In computer networking, port knocking is a method of externally opening ports on a firewall by generating a connection attempt on a set of prespecified closed ports. Once a correct sequence of connection attempts is received, the firewall rules are dynamically modified to allow the host which sent the connection attempts to connect over specific port(s). A variant called Single Packet Authorization exists, where only a single “knock” is needed, consisting of an encrypted packet.
The primary purpose of port knocking is to prevent an attacker from scanning a system for potentially exploitable services by doing a port scan, because unless the attacker sends the correct knock sequence, the protected ports will appear closed.
shimmer is a pair of small programs (a client and a server) that provide an alternative to port knocking program such as tumbler and are used to hide a valuable port (such as a hidden web server or SSH) on a public IP address.
Shimmer is a Perl implementation of my C3PO (Cryptographically and Constantly Changing Port Opening) proposal that hides a critical server (such as SSH) behind an ever changing set of ports.
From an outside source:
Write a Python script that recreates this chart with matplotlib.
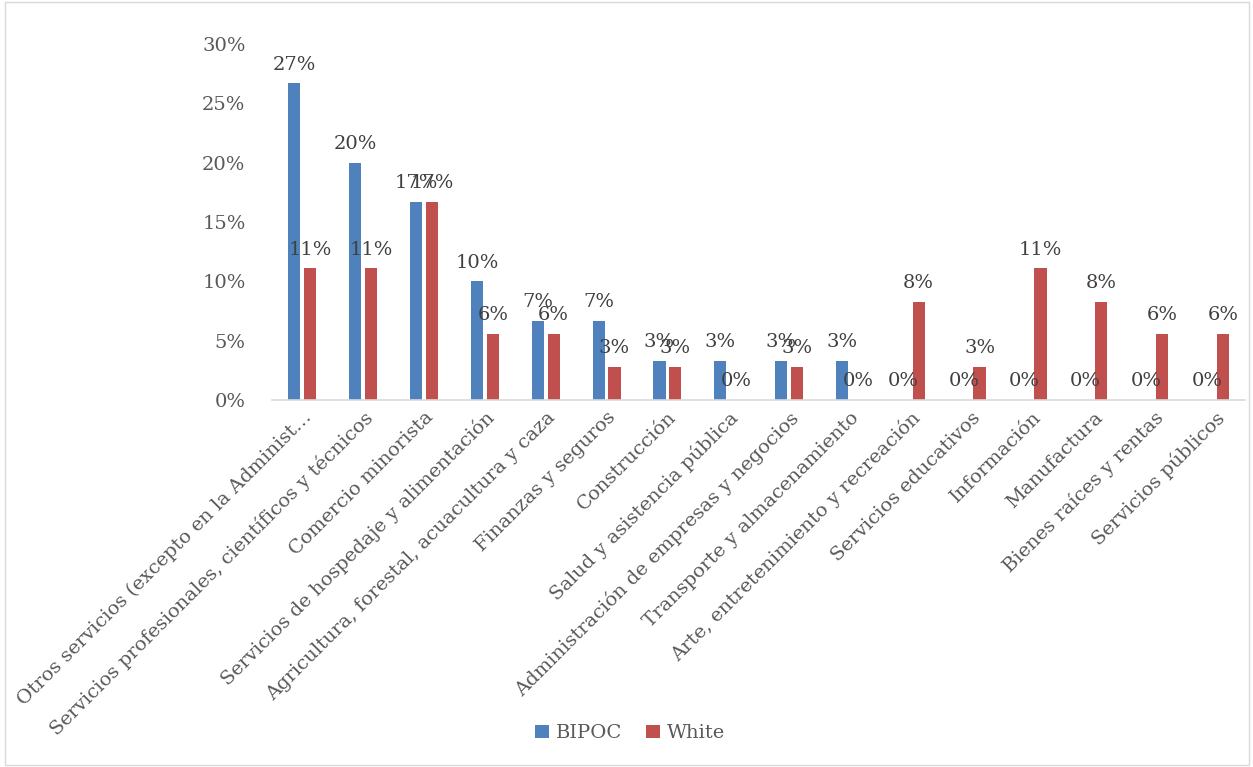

Shimmer works by cryptographically changing a set of 16 ports (one of which forwards to the real service, and 15 others that lead to a trap to blacklist attackers). The 16 ports change every minute frustrating an attacker, but a legimitate user with access to a secret shared between the client and server can determine the real port, avoid blacklisting, and get a connection.
Since both client and server must be time synchronized to the nearest minute shimmer actual holds 48 ports open at a time (16 for the previous minute, 16 for the current minute and 16 for the next minute) to avoid problems due to small amounts of clock drift.